“O HOMEM DO TEMPO”
“Nesta vida de merda, há que fazer escolhas. Temos de deixar algo de lado.” Quem o diz, quase no final do filme, é Robert Spritzel (Michael Caine), dirigindo-se ao filho, David Spritz (Nicolas Cage). O pai está à beira da morte com um cancro terminal, faz “o enterro em vida”, entre amigos, e parece em paz com todos os que o rodeiam, quando parte no seu “enterro à chuva”. Foi um escritor famoso, ganhou o Pulitzer e outros galardões, conhece a vida, e sabe que “nem todos os romances são bons para publicar”. Não corre atrás do sucesso. Deixa que o sucesso corra atrás dele. Sabe que alguns romances são para deitar fora. Outros para aproveitar. Como tudo na vida.

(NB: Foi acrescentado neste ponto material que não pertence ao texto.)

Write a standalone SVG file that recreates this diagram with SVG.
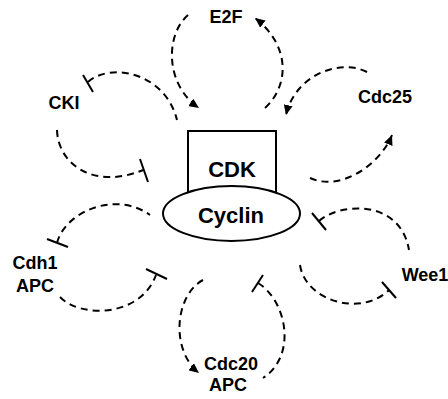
<svg xmlns="http://www.w3.org/2000/svg" width="448" height="399" viewBox="0 0 448 399">
  <style>
    .lbl { font-family: "Liberation Sans", Arial, sans-serif; font-weight: bold; font-size: 18px; fill: #000; text-anchor: middle; }
    .big { font-family: "Liberation Sans", Arial, sans-serif; font-weight: bold; font-size: 22px; fill: #000; text-anchor: middle; }
    .dash { fill: none; stroke: #000; stroke-width: 2; stroke-dasharray: 7 5; }
    .arr { marker-end: url(#ah); }
    .tbar { stroke: #000; stroke-width: 2; fill: none; }
    .shape { fill: #fff; stroke: #000; stroke-width: 2; }
  </style>
  <defs>
    <marker id="ah" markerUnits="userSpaceOnUse" markerWidth="11" markerHeight="9" refX="10" refY="4.5" orient="auto">
      <path d="M0,0 L10,4.5 L0,9 z" fill="#000"/>
    </marker>
  </defs>
  <rect width="448" height="399" fill="#fff"/>

  <g id="complex">
    <rect class="shape" x="188" y="131" width="88" height="62"/>
    <text class="big" x="232" y="177">CDK</text>
    <ellipse class="shape" cx="231.5" cy="213.5" rx="68.5" ry="27.5"/>
    <text class="big" x="231" y="223">Cyclin</text>
  </g>

  <g id="E2F"><text class="lbl" x="226" y="23">E2F</text></g>
  <g id="CKI"><text class="lbl" x="64" y="109">CKI</text></g>
  <g id="Cdc25"><text class="lbl" x="385" y="103">Cdc25</text></g>
  <g id="Cdh1APC"><text class="lbl" x="35" y="269">Cdh1</text><text class="lbl" x="35" y="292">APC</text></g>
  <g id="Wee1"><text class="lbl" x="425" y="281">Wee1</text></g>
  <g id="Cdc20APC"><text class="lbl" x="231" y="370">Cdc20</text><text class="lbl" x="228" y="391">APC</text></g>

  <g id="connectors">
    <path class="dash arr" d="M188,15 C165,35 165,85 199,108"/>
    <path class="dash arr" d="M265,108 C290,85 290,45 255,18"/>
    <path class="dash arr" d="M367,72 C340,58 295,75 286,115"/>
    <path class="dash arr" d="M310,178 C340,192 380,165 392,135"/>
    <path class="dash" d="M88,82 C110,62 165,72 177,120"/>
    <line class="tbar" x1="83" y1="75" x2="93" y2="92"/>
    <path class="dash" d="M57,130 C58,165 95,190 143,170"/>
    <line class="tbar" x1="140" y1="159" x2="148" y2="182"/>
    <path class="dash" d="M57,243 C65,212 115,190 150,215"/>
    <line class="tbar" x1="47" y1="239" x2="68" y2="247"/>
    <path class="dash" d="M60,297 C80,318 140,318 156,275"/>
    <line class="tbar" x1="146" y1="269" x2="167" y2="279"/>
    <path class="dash arr" d="M203,280 C175,295 170,350 199,373"/>
    <path class="dash" d="M258,283 C286,300 298,355 263,378"/>
    <line class="tbar" x1="252" y1="292" x2="263" y2="275"/>
    <path class="dash" d="M319,221 C339,203 400,198 409,250"/>
    <line class="tbar" x1="312" y1="213" x2="326" y2="230"/>
    <path class="dash" d="M300,265 C305,300 360,318 389,290"/>
    <line class="tbar" x1="382" y1="282" x2="396" y2="298"/>
  </g>
</svg>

Esta a lição que procura transmitir ao filho, um apresentador de meteorologia de um canal de televisão de Chicago, com um bom emprego, um bom salário, duas horas de trabalho por dia, boas perspectivas de se transferir para Nova Iorque, para um canal nacional, num programa de nome “Hello, América”, mas com um casamento arruinado, dois filhos com problemas, um pai a morrer com cancro, e várias tartes e gelados levados na cara quando passeia pelas avenidas da cidade onde diariamente explica para que lado sopra o vento e qual o “ponto frio da semana”. Resumindo, David Spritz é um tipo absolutamente normal, que se sente um falhado: bem instalado na vida mas mal acomodado ao falhanço. É daqueles que tenta fazer tudo para acertar, para salvar a (obesa e deprimida) filha da vergonha das calças com “pata de javali”, por afastar o filho, que já teve problemas com drogas, das arremetidas de um instrutor pedófilo, por reatar com a mulher, por acompanhar o pai a todas as consultas… Mas os seus actos resultam falhados, a flecha nunca acerta no alvo, e continuam a chover batidos e pernas de frango na sua direcção.

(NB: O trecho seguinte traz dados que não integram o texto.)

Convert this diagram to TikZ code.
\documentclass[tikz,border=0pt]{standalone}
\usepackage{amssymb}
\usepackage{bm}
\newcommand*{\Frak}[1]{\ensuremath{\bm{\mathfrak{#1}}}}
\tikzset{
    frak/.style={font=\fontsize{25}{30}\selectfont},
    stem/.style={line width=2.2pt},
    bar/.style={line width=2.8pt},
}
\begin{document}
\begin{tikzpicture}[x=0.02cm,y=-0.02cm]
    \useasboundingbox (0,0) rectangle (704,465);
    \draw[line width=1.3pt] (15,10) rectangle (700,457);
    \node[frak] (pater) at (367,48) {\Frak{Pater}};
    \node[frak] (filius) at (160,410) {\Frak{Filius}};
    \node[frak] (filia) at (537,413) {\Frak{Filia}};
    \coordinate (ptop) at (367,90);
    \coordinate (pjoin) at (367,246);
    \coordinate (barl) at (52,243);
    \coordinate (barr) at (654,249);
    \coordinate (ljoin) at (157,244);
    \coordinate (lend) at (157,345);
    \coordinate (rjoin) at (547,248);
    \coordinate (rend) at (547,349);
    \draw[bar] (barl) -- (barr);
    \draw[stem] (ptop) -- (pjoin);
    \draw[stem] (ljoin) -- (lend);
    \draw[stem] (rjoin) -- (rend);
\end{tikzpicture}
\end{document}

A vida de David Spritz não é por isso feliz, ele que idealizara um futuro risonho, e se sente apenas triste e melancólico, por momentos neurótico e fechado sobre si mesmo (todo o filme é acompanhado por longas reflexões introspectivas da personagem, que vamos ouvindo em off), nunca satisfeito com nada que faz. O seu trabalho é dar conta do vento que “sopra agora para este lado, logo para o contrário”, tal como ele próprio é atirado ao sabor da corrente, sem iniciativa própria. O pai vai-lhe dizendo que os pais sempre se preocupam com os filhos, qualquer que seja a sua idade, mas esse não é, porém, o problema de David Spritz: ele sempre se preocupou, mas possivelmente mal. Talvez por que não faz opções, e tenta acertar em todas as direcções. Praticar tiro ao alvo, actividade que iniciou vendo a filha, acaba por ser positivo para a sua personalidade. Traz-lhe alguma confiança, a certeza de que o seu romance é uma treta, a confirmação de que a vida de cada um é isto mesmo: uma prolongada viagem com acertos e desacertos, mas onde é preciso por vezes acertar uns murros na cara de quem os merece. Como quem acerta uma flecha no alvo.

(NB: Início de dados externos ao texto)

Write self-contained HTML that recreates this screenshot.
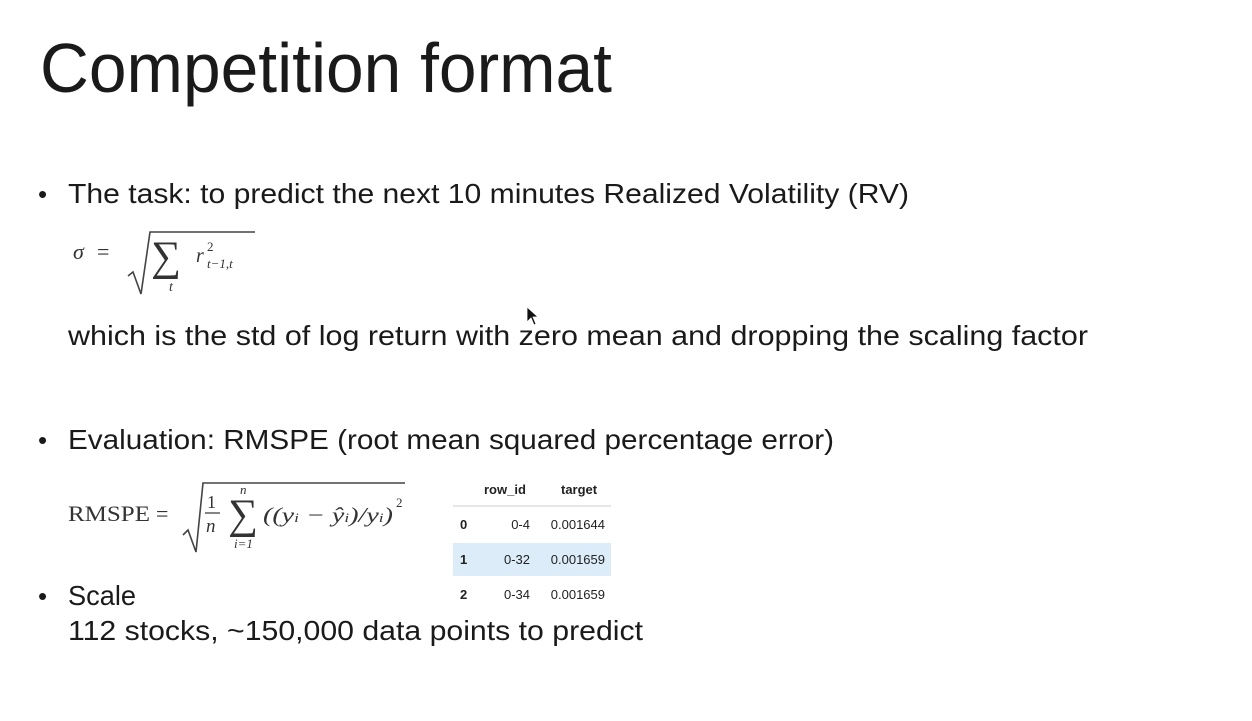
<!DOCTYPE html>
<html><head><meta charset="utf-8"><style>
html,body{margin:0;padding:0;background:#fff;}
svg{display:block}
.s{font-family:"Liberation Sans",sans-serif;fill:#1a1a1a}
.m{font-family:"Liberation Serif","DejaVu Serif",serif;fill:#333}
.t{font-family:"Liberation Sans",sans-serif;fill:#222;font-size:13px}
</style></head><body>
<svg width="1252" height="721" viewBox="0 0 1252 721">
<rect width="1252" height="721" fill="#fff"/>
<text class="s" x="40" y="92" font-size="70" textLength="572" lengthAdjust="spacingAndGlyphs">Competition format</text>

<text class="s" x="38" y="203" font-size="26">•</text>
<text class="s" x="68" y="203" font-size="28" textLength="841" lengthAdjust="spacingAndGlyphs">The task: to predict the next 10 minutes Realized Volatility (RV)</text>

<g>
<text class="m" x="73" y="259" font-size="22" font-style="italic">σ</text>
<text class="m" x="97" y="259" font-size="22">=</text>
<path d="M128 276 L133 272 L141 294 L150 232 L255 232" stroke="#444" stroke-width="1.6" fill="none"/>
<text class="m" x="151" y="270" font-size="42">∑</text>
<text class="m" x="169" y="291" font-size="14" font-style="italic">t</text>
<text class="m" x="196" y="262" font-size="20" font-style="italic">r</text>
<text class="m" x="207" y="251" font-size="13">2</text>
<text class="m" x="207" y="268" font-size="13" font-style="italic">t−1,t</text>
</g>

<text class="s" x="68" y="345" font-size="28" textLength="1020" lengthAdjust="spacingAndGlyphs">which is the std of log return with zero mean and dropping the scaling factor</text>
<path d="M527 307 L527 322 L531 318 L534 325 L536 324 L533 317 L538 317 Z" fill="#111" stroke="#fff" stroke-width="0.8"/>

<text class="s" x="38" y="449" font-size="26">•</text>
<text class="s" x="68" y="449" font-size="28" textLength="766" lengthAdjust="spacingAndGlyphs">Evaluation: RMSPE (root mean squared percentage error)</text>

<g>
<text class="m" x="68" y="521" font-size="22" textLength="82" lengthAdjust="spacingAndGlyphs">RMSPE</text>
<text class="m" x="156" y="521" font-size="22">=</text>
<path d="M183 535 L188 530 L196 552 L203 483 L405 483" stroke="#444" stroke-width="1.6" fill="none"/>
<text class="m" x="207" y="508" font-size="18">1</text>
<line x1="205" y1="513" x2="220" y2="513" stroke="#333" stroke-width="1.2"/>
<text class="m" x="206" y="532" font-size="19" font-style="italic">n</text>
<text class="m" x="228" y="528" font-size="42">∑</text>
<text class="m" x="240" y="494" font-size="13" font-style="italic">n</text>
<text class="m" x="234" y="548" font-size="13" font-style="italic">i=1</text>
<text class="m" x="263" y="522" font-size="21" font-style="italic" textLength="130" lengthAdjust="spacingAndGlyphs">((y<tspan font-size="13">i</tspan> − ŷ<tspan font-size="13">i</tspan>)/y<tspan font-size="13">i</tspan>)</text>
<text class="m" x="396" y="507" font-size="13">2</text>
</g>

<g>
<text class="t" x="484" y="494" font-weight="bold">row_id</text>
<text class="t" x="561" y="494" font-weight="bold">target</text>
<line x1="453" y1="506" x2="611" y2="506" stroke="#ccc" stroke-width="1"/>
<rect x="453" y="543" width="158" height="33" fill="#dcedf9"/>
<text class="t" x="460" y="529" font-weight="bold">0</text>
<text class="t" x="530" y="529" text-anchor="end">0-4</text>
<text class="t" x="605" y="529" text-anchor="end">0.001644</text>
<text class="t" x="460" y="564" font-weight="bold">1</text>
<text class="t" x="530" y="564" text-anchor="end">0-32</text>
<text class="t" x="605" y="564" text-anchor="end">0.001659</text>
<text class="t" x="460" y="599" font-weight="bold">2</text>
<text class="t" x="530" y="599" text-anchor="end">0-34</text>
<text class="t" x="605" y="599" text-anchor="end">0.001659</text>
</g>

<text class="s" x="38" y="605" font-size="26">•</text>
<text class="s" x="68" y="605" font-size="28" textLength="68" lengthAdjust="spacingAndGlyphs">Scale</text>
<text class="s" x="68" y="640" font-size="28" textLength="575" lengthAdjust="spacingAndGlyphs">112 stocks, ~150,000 data points to predict</text>
</svg>
</body></html>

Um magnifico trabalho de actores (Michael Caine, notável, sóbrio, rigoroso, sensível, Nicolas Cage, impressionante na sua fragilidade), um bom exercício de estilo, distanciado, plasticamente muito enxuto, com um excelente desenvolvimento de personagens e situações (argumento de Steve Conrad), “O Homem do Tempo” parece não ter estreado comercialmente em Portugal em cinema, mas surgiu agora em DVD, e vale a pena ser descoberto. A realização é assinada por Gore Verbinski (o celebrado realizador dos “Piratas das Caraíbas”, I, II e III, que já está em produção), o que não deixa de ser surpreendente. A verdade é que a direcção é forte e personalizada, os actores brilham, a sensibilidade passa… Um belo filme, doloroso e discreto, a que faltou seguramente o êxito de bilheteira. “Mas não se pode ter tudo, nesta vida de merda!” Gore Verbinski teve a coragem de escolher aqui um caminho pessoal.
O Homem do Tempo (The Weather Man), de Gore Verbinski (EUA, 2005), com Nicolas Cage, Michael Caine, Hope Davis, Nicholas Hoult, Gemmenne de la Pena, Michael Rispoli, Gil Bellows, etc. DVD (Paramount); 101 min; M/ 16 anos.